Will you write out the data exactly, excluding every picture?
----
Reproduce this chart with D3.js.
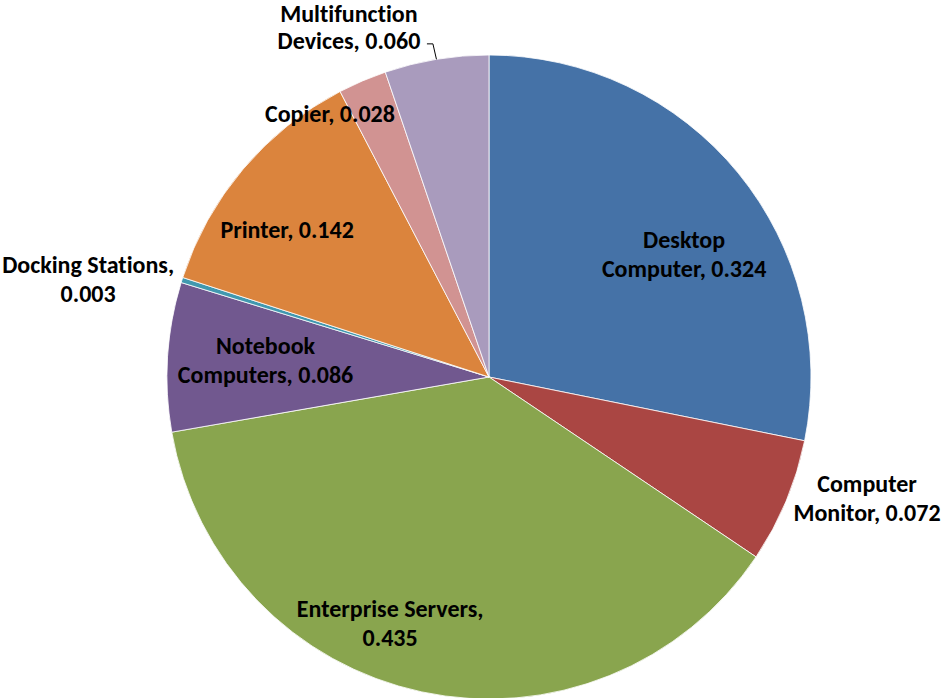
<!DOCTYPE html>
<html>
<head>
<meta charset="utf-8">
<script src="https://cdn.jsdelivr.net/npm/d3@7/dist/d3.min.js"></script>
<style>
  html, body { margin: 0; padding: 0; background: #fff; }
  svg { display: block; }
  .lbl { font-family: Carlito, Calibri, Lato, sans-serif; font-weight: bold; font-size: 24px; fill: #000; font-variant-ligatures: none; }
</style>
</head>
<body>
<svg id="chart" width="944" height="698"></svg>
<script>
// Product categories and their values
const categories = [
  "Desktop Computer",
  "Computer Monitor",
  "Enterprise Servers",
  "Notebook Computers",
  "Docking Stations",
  "Printer",
  "Copier",
  "Multifunction Devices"
];
const values = [0.324, 0.072, 0.435, 0.086, 0.003, 0.142, 0.028, 0.060];
const valueLabels = ["0.324", "0.072", "0.435", "0.086", "0.003", "0.142", "0.028", "0.060"];

// Label text lines per slice (category split as printed, value appended)
const labelLines = [
  ["Desktop", "Computer, " + valueLabels[0]],
  ["Computer", "Monitor, " + valueLabels[1]],
  ["Enterprise Servers,", valueLabels[2]],
  ["Notebook", "Computers, " + valueLabels[3]],
  ["Docking Stations,", valueLabels[4]],
  ["Printer, " + valueLabels[5]],
  ["Copier, " + valueLabels[6]],
  ["Multifunction", "Devices, " + valueLabels[7]]
];

const colors = ["#4572A7", "#AA4643", "#89A54E", "#71588F", "#4198AF", "#DB843D", "#D19392", "#A99BBD"];

// Label placement, relative to pie centre in radius units (x centre, first baseline)
const labelOffsets = [
  [0.606, -0.401],
  [1.174, 0.357],
  [-0.307, 0.745],
  [-0.694, -0.072],
  [-1.245, -0.323],
  [-0.627, -0.432],
  [-0.494, -0.792],
  [-0.435, -1.101]
];

const svg = d3.select("#chart");
const cx = 489, cy = 377, radius = 322;
const lineHeight = 29;

const g = svg.append("g").attr("transform", `translate(${cx},${cy})`);

const pie = d3.pie().sort(null).value(d => d.value);
const data = categories.map((c, i) => ({ name: c, value: values[i], color: colors[i], lines: labelLines[i], off: labelOffsets[i] }));
const arcs = pie(data);

const arc = d3.arc().innerRadius(0).outerRadius(radius);

g.selectAll("path.slice")
  .data(arcs)
  .join("path")
  .attr("class", "slice")
  .attr("d", arc)
  .attr("fill", d => d.data.color)
  .attr("stroke", "#ffffff")
  .attr("stroke-width", 0.8)
  .attr("stroke-linejoin", "round");

// Leader line for the small "Multifunction Devices" slice
const multi = arcs[7];
const mid = (multi.startAngle + multi.endAngle) / 2;
const edge = [radius * Math.sin(mid), -radius * Math.cos(mid)];
const lblEnd = [labelOffsets[7][0] * radius + 78, -radius * 1.106 + 29 - 6];
g.append("polyline")
  .attr("points", [lblEnd, [lblEnd[0] + 6, lblEnd[1]], edge].map(p => p.join(",")).join(" "))
  .attr("fill", "none")
  .attr("stroke", "#000")
  .attr("stroke-width", 1);

const labels = g.selectAll("text.lbl")
  .data(arcs)
  .join("text")
  .attr("class", "lbl")
  .attr("text-anchor", "middle")
  .attr("x", d => d.data.off[0] * radius)
  .attr("y", d => d.data.off[1] * radius);

labels.selectAll("tspan")
  .data(d => d.data.lines.map(t => ({ t, x: d.data.off[0] * radius })))
  .join("tspan")
  .attr("x", d => d.x)
  .attr("dy", (d, i) => i === 0 ? 0 : (i === 1 && d.t.startsWith("Devices") ? lineHeight - 2 : lineHeight))
  .text(d => d.t);
</script>
</body>
</html>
----
SOLUTION →
Reproduce this chart with D3.js.
<!DOCTYPE html>
<html>
<head>
<meta charset="utf-8">
<script src="https://cdn.jsdelivr.net/npm/d3@7/dist/d3.min.js"></script>
<style>
  html, body { margin: 0; padding: 0; background: #fff; }
  svg { display: block; }
  .lbl { font-family: Carlito, Calibri, Lato, sans-serif; font-weight: bold; font-size: 24px; fill: #000; font-variant-ligatures: none; }
</style>
</head>
<body>
<svg id="chart" width="944" height="698"></svg>
<script>
// Product categories and their values
const categories = [
  "Desktop Computer",
  "Computer Monitor",
  "Enterprise Servers",
  "Notebook Computers",
  "Docking Stations",
  "Printer",
  "Copier",
  "Multifunction Devices"
];
const values = [0.324, 0.072, 0.435, 0.086, 0.003, 0.142, 0.028, 0.060];
const valueLabels = ["0.324", "0.072", "0.435", "0.086", "0.003", "0.142", "0.028", "0.060"];

// Label text lines per slice (category split as printed, value appended)
const labelLines = [
  ["Desktop", "Computer, " + valueLabels[0]],
  ["Computer", "Monitor, " + valueLabels[1]],
  ["Enterprise Servers,", valueLabels[2]],
  ["Notebook", "Computers, " + valueLabels[3]],
  ["Docking Stations,", valueLabels[4]],
  ["Printer, " + valueLabels[5]],
  ["Copier, " + valueLabels[6]],
  ["Multifunction", "Devices, " + valueLabels[7]]
];

const colors = ["#4572A7", "#AA4643", "#89A54E", "#71588F", "#4198AF", "#DB843D", "#D19392", "#A99BBD"];

// Label placement, relative to pie centre in radius units (x centre, first baseline)
const labelOffsets = [
  [0.606, -0.401],
  [1.174, 0.357],
  [-0.307, 0.745],
  [-0.694, -0.072],
  [-1.245, -0.323],
  [-0.627, -0.432],
  [-0.494, -0.792],
  [-0.435, -1.101]
];

const svg = d3.select("#chart");
const cx = 489, cy = 377, radius = 322;
const lineHeight = 29;

const g = svg.append("g").attr("transform", `translate(${cx},${cy})`);

const pie = d3.pie().sort(null).value(d => d.value);
const data = categories.map((c, i) => ({ name: c, value: values[i], color: colors[i], lines: labelLines[i], off: labelOffsets[i] }));
const arcs = pie(data);

const arc = d3.arc().innerRadius(0).outerRadius(radius);

g.selectAll("path.slice")
  .data(arcs)
  .join("path")
  .attr("class", "slice")
  .attr("d", arc)
  .attr("fill", d => d.data.color)
  .attr("stroke", "#ffffff")
  .attr("stroke-width", 0.8)
  .attr("stroke-linejoin", "round");

// Leader line for the small "Multifunction Devices" slice
const multi = arcs[7];
const mid = (multi.startAngle + multi.endAngle) / 2;
const edge = [radius * Math.sin(mid), -radius * Math.cos(mid)];
const lblEnd = [labelOffsets[7][0] * radius + 78, -radius * 1.106 + 29 - 6];
g.append("polyline")
  .attr("points", [lblEnd, [lblEnd[0] + 6, lblEnd[1]], edge].map(p => p.join(",")).join(" "))
  .attr("fill", "none")
  .attr("stroke", "#000")
  .attr("stroke-width", 1);

const labels = g.selectAll("text.lbl")
  .data(arcs)
  .join("text")
  .attr("class", "lbl")
  .attr("text-anchor", "middle")
  .attr("x", d => d.data.off[0] * radius)
  .attr("y", d => d.data.off[1] * radius);

labels.selectAll("tspan")
  .data(d => d.data.lines.map(t => ({ t, x: d.data.off[0] * radius })))
  .join("tspan")
  .attr("x", d => d.x)
  .attr("dy", (d, i) => i === 0 ? 0 : (i === 1 && d.t.startsWith("Devices") ? lineHeight - 2 : lineHeight))
  .text(d => d.t);
</script>
</body>
</html>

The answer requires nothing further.